Confinement effects on the vibrational properties of III-V and II-VI nanoclusters

TL;DR

This study uses first-principles calculations to explore how confinement influences vibrational properties in large colloidal III-V and II-VI nanoclusters, revealing interactions between surface and bulk vibrational modes and size-dependent behaviors.

Contribution

It provides a detailed analysis of vibrational mode interactions and size effects in nanoclusters, highlighting differences between III-V and II-VI materials using first-principles methods.

Findings

Surface and bulk vibrational modes coexist and interact.

Vibrational properties depend on nanocluster size.

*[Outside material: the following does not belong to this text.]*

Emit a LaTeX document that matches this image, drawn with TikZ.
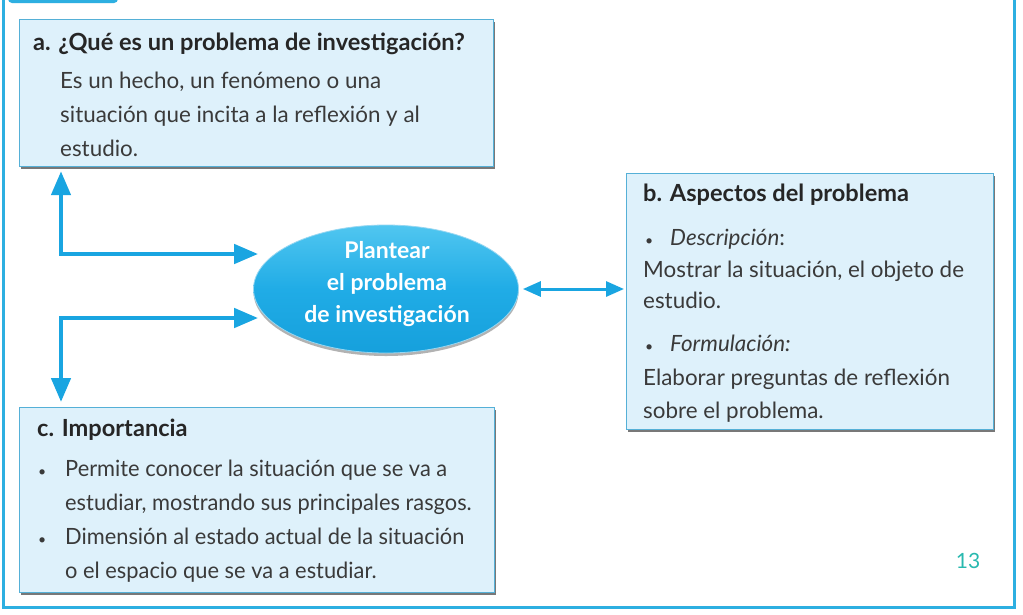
\documentclass[tikz,border=0pt]{standalone}
\usepackage{fontspec}
\setmainfont{Lato}
\newfontfamily\condfont[FakeStretch=0.975]{Lato}
\usetikzlibrary{shapes.geometric,arrows.meta,shadows,calc}
\definecolor{framec}{RGB}{45,175,225}
\definecolor{boxfill}{RGB}{222,241,251}
\definecolor{boxline}{RGB}{85,176,215}
\definecolor{arrowc}{RGB}{25,165,225}
\definecolor{txt}{RGB}{58,58,58}
\definecolor{ttl}{RGB}{38,38,38}
\definecolor{pnum}{RGB}{40,185,175}
\definecolor{ellTop}{RGB}{80,198,240}
\definecolor{ellMid}{RGB}{32,172,230}
\definecolor{ellBot}{RGB}{22,160,220}
\begin{document}
\begin{tikzpicture}[x=1pt,y=-1pt,
  infobox/.style={draw=boxline, line width=1.2pt, fill=boxfill, anchor=north west, inner sep=0pt,
    drop shadow={shadow xshift=1.5pt, shadow yshift=-2.5pt, fill=black!75, opacity=0.7}},
  tline/.style={anchor=base west, inner sep=0pt, text=txt, font=\fontsize{22.4}{26}\selectfont},
  cline/.style={anchor=base west, inner sep=0pt, text=txt, font=\condfont\fontsize{22.4}{26}\selectfont},
  ttitle/.style={anchor=base west, inner sep=0pt, text=ttl, font=\fontsize{23.6}{26}\selectfont\bfseries},
  bul/.style={anchor=base west, inner sep=0pt, text=txt, font=\fontsize{14}{16}\selectfont},
  link/.style={draw=arrowc, line width=4.5pt,
    {Triangle[length=24pt,width=19pt]}-{Triangle[length=24pt,width=19pt]}},
  dlink/.style={draw=arrowc, line width=3pt,
    {Triangle[length=18pt,width=15pt]}-{Triangle[length=18pt,width=15pt]}}
]
\useasboundingbox (0,0) rectangle (1023,614);
\fill[white] (0,0) rectangle (1023,614);
% page frame
\fill[framec, rounded corners=4pt] (8,-10) rectangle (118,3);
\draw[framec, line width=3pt] (3,-2) -- (3,607) -- (1014,607) -- (1014,-2);

% boxes
\node[infobox, minimum width=474pt, minimum height=147pt] (boxa) at (19,19) {};
\node[infobox, minimum width=367pt, minimum height=256pt] (boxb) at (626,173) {};
\node[infobox, minimum width=475pt, minimum height=185pt] (boxc) at (19,407) {};

% ellipse
\node[ellipse, minimum width=265pt, minimum height=128pt, top color=ellTop, bottom color=ellBot,
  middle color=ellMid,
  draw=white!55!arrowc, line width=0.8pt,
  drop shadow={shadow xshift=0pt, shadow yshift=-3pt, fill=black!60, opacity=0.5}] (ell) at (386,289) {};
\node[text=white, font=\fontsize{23}{32}\selectfont\bfseries, align=center] (ellt) at (387,284)
  {Plantear\\el problema\\de investigación};

% box a text
\node[ttitle] (ta0) at (33,50) {a. ¿Qué es un problema de investigación?};
\node[tline] (ta1) at (60,88) {Es un hecho, un fenómeno o una};
\node[tline] (ta2) at (60,122) {situación que incita a la reflexión y al};
\node[tline] (ta3) at (60,156) {estudio.};

% box b text
\node[ttitle] (tb0) at (643,201) {b. Aspectos del problema};
\node[bul] (bb1) at (645,245) {•};
\node[tline] (tb1) at (670,245) {\textit{Descripción}:};
\node[tline] (tb2) at (643,277) {Mostrar la situación, el objeto de};
\node[tline] (tb3) at (643,308) {estudio.};
\node[bul] (bb2) at (645,351) {•};
\node[tline] (tb4) at (670,351) {\textit{Formulación:}};
\node[tline] (tb5) at (643,385) {Elaborar preguntas de reflexión};
\node[tline] (tb6) at (643,418) {sobre el problema.};

% box c text
\node[ttitle] (tc0) at (37,436) {c. Importancia};
\node[bul] (bc1) at (38,476) {•};
\node[cline] (tc1) at (65,476) {Permite conocer la situación que se va a};
\node[cline] (tc2) at (65,510) {estudiar, mostrando sus principales rasgos.};
\node[bul] (bc2) at (38,544) {•};
\node[cline] (tc3) at (65,544) {Dimensión al estado actual de la situación};
\node[cline] (tc4) at (65,578) {o el espacio que se va a estudiar.};

% page number
\node[anchor=base, inner sep=0pt, text=pnum, font=\fontsize{21}{24}\selectfont] (pn) at (968,568) {13};

% connectors
\draw[link] ([xshift=42pt,yshift=-4pt]boxa.south west) |- ([xshift=5pt,yshift=35pt]ell.west);
\draw[link] ([xshift=42pt,yshift=5pt]boxc.north west) |- ([xshift=5pt,yshift=-29pt]ell.west);
\draw[dlink] ([xshift=4pt]ell.east) -- ($(ell.east -| boxb.west)+(-2,0)$);
\end{tikzpicture}
\end{document}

Good agreement with experimental Raman and acoustic mode data.

Abstract

We present a first-principles study of the confinement effects on the vibrational properties of thousand atoms (radii up to 16.2 {\AA}) colloidal III-V and II-VI nanoclusters. We describe how the molecular-type vibrations, such as surface--optical, surface--acoustic and coherent acoustic modes, coexist and interact with bulk-type vibrations, such as longitudinal and transverse acoustic and optical modes. We link vibrational properties to structural changes induced by the surface and highlight the qualitative difference between III-Vs and II-VIs. We describe the size dependence of the vibrations and find good agreement for Raman shifts and for the frequency of coherent acoustic modes with experiments.